HOW HAVE your lives changed since getting to Number One?
“Well, I moved from Toxteth (Liverpool) to Knightsbridge (London),” says Holly. “I like the contrast.”
Mark still lives at home in Liverpool. “There’s a girls’ school in our road and they’re always looking up to my bedroom to see if I’m in there.”
I wonder if their families were at all embarrassed by the ‘Relax’ banning? I’m assured vehemently that this couldn’t be further from the truth.
“They were all going to gang up and get Mike Read when he banned it,” says Mark. “Me Dad got all his friends in the local pub and loads of friends and that to sign a petition and sent it to Mike Read. It was dead good. They got about 2000 signatures on it.”
Now they’re discovering what hard work means.
Holly: “This is harder work than any other job I’ve ever witnessed.
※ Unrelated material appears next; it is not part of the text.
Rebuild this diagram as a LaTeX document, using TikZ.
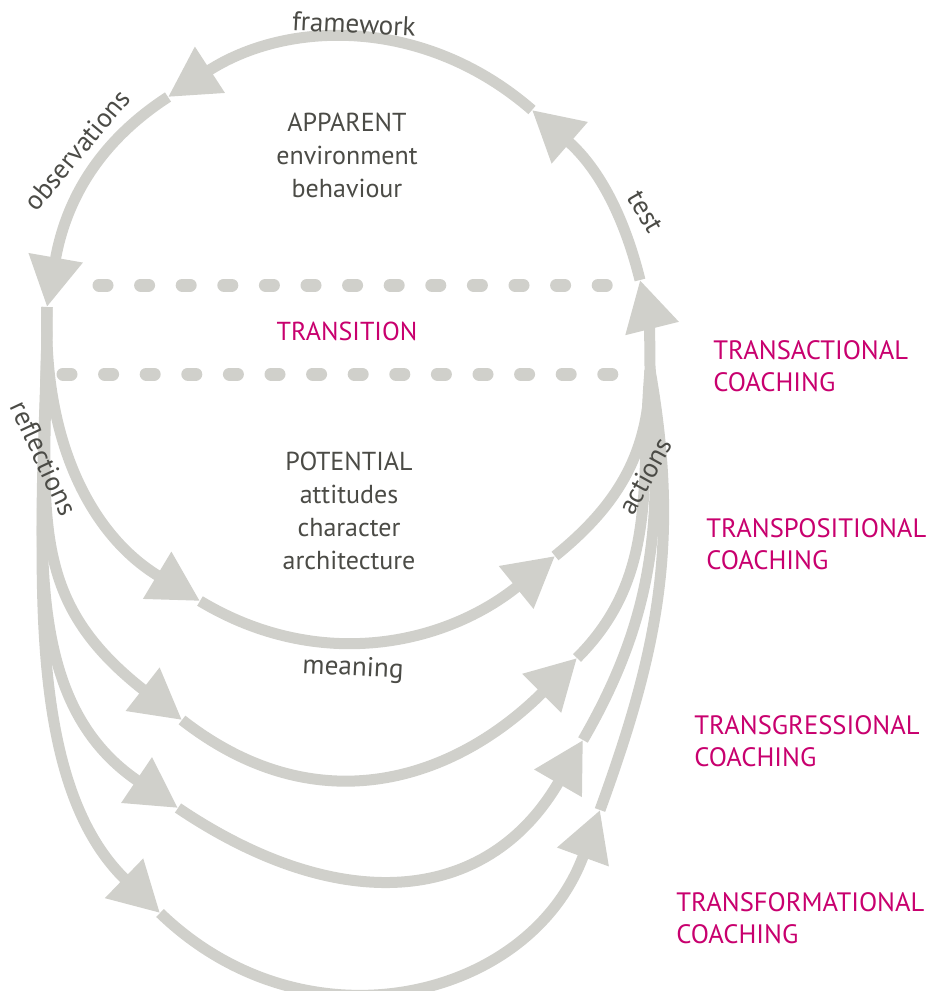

It changes totally when you get to Number One – that’s when the work begins. You start to promote in other countries. And you have to get used to people treating you in a different way: you don’t change but people’s attitudes to you do.”
‘Relax’ has now been a hit all over Europe – in Germany it was Number One for six weeks – and it’s climbing up the American charts. Meanwhile in Britain a new single, ‘Two Tribes’, is about to be released and Frankie seemed to be promoting it with pictures of themselves in military uniforms. More controversy?
“It just looks good, doesn’t it?” says Mark of the uniforms.
“‘Two Tribes’ is just about peace, peace,” says Holly. “‘When two tribes go to war…’ There’s two elements in the music – an American funk line and a Russian line. It’s the most obvious demonstration of two tribes that we have today.”
They don’t expect the BBC to ban ‘Two Tribes’. Mark reckons that they’ll “play it to death”.
“Our music is really good,” Holly insists. “Controversy is something extra but our records will always stand up on their own.”